Mint has long been used in refreshing beverages, soaps, sprays, and other stimulants to perk you up and get you moving when you feel fatigued or groggy. You’d be surprised at how many face washes and other morning shower products incorporate mint as a way to help you wake up. Just think about the way that it makes you feel in the morning when you run your toothpaste over your teeth and you get that first hit of minty zing. If you don’t want to bother purchasing a new flavor you could switch to a basic combination of baking soda and water for your nightly scrub, while still utilizing regular tooth products throughout the rest of the day. It might not taste as nice, but it will get your mouth clean and whiten in the process.
Changing Bed Time
Finally, the amount that people alter bed times from one night to the next can make a huge difference in how well you sleep and how much of the night is actually spent in peaceful slumber.
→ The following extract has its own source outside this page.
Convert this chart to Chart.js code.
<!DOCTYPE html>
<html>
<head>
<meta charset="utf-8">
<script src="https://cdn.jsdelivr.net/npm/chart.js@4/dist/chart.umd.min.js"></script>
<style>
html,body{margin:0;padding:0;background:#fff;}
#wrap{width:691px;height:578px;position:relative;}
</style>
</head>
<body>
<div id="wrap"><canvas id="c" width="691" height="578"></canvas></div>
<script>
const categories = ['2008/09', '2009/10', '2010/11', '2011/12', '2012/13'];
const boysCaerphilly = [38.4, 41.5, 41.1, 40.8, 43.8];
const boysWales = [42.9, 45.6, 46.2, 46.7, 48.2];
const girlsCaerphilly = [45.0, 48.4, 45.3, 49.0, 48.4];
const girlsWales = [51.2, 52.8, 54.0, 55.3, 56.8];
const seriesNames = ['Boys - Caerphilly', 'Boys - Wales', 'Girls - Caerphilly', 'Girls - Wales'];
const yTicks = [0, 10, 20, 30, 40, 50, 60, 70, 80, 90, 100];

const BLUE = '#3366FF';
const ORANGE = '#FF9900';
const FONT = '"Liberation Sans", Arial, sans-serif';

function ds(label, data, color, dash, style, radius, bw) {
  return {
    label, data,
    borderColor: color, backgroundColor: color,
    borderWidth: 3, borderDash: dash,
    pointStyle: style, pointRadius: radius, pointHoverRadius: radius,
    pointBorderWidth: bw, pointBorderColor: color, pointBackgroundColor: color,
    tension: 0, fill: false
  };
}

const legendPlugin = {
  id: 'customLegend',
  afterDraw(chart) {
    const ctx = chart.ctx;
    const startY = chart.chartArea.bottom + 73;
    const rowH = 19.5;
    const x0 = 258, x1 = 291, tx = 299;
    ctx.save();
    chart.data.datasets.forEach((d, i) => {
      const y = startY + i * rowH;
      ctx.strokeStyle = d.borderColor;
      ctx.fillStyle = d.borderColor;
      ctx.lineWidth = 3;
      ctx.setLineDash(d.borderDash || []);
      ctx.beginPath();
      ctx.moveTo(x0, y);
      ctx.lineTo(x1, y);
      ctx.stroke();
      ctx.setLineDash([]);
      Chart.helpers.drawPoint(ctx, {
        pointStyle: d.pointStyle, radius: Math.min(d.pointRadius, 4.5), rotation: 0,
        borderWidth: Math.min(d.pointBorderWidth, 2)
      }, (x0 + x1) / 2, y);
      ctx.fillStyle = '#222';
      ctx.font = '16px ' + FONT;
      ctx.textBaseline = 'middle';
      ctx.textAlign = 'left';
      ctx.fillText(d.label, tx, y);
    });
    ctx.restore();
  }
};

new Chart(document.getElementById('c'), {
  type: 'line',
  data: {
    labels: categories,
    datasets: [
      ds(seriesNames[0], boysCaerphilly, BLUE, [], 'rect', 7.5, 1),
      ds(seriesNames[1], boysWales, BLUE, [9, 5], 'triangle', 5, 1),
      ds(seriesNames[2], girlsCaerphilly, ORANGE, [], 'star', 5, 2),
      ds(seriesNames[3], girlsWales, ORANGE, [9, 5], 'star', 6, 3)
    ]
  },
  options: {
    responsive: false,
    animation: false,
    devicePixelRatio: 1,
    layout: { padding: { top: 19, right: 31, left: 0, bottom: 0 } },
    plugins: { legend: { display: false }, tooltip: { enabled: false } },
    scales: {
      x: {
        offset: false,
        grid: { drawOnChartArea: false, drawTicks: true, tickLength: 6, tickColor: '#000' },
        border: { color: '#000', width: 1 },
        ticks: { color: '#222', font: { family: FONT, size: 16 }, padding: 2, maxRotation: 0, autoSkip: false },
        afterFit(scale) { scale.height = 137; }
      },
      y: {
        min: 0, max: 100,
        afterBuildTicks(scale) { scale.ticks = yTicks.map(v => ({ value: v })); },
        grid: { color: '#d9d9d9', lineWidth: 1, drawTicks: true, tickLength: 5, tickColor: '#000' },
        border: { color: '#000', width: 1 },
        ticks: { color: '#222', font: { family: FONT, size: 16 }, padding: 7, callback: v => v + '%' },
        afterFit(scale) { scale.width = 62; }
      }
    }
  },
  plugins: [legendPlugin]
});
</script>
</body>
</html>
Think about the way that your routine worked as a child; your parents likely had you on a set schedule, especially on school nights. This worked in your favor to make you sleepy at the right time and help you snooze the whole night through. Suzanna Croften says: “Your body has a nocturnal clock and going to bed at different times each night can affect your stages of sleep.”
This doesn’t mean you can’t have a late night here and there on the weekends with your friends, but at least during the weeknights it might be a good idea to give yourself a set time and try to get everything completed and be in bed by that time.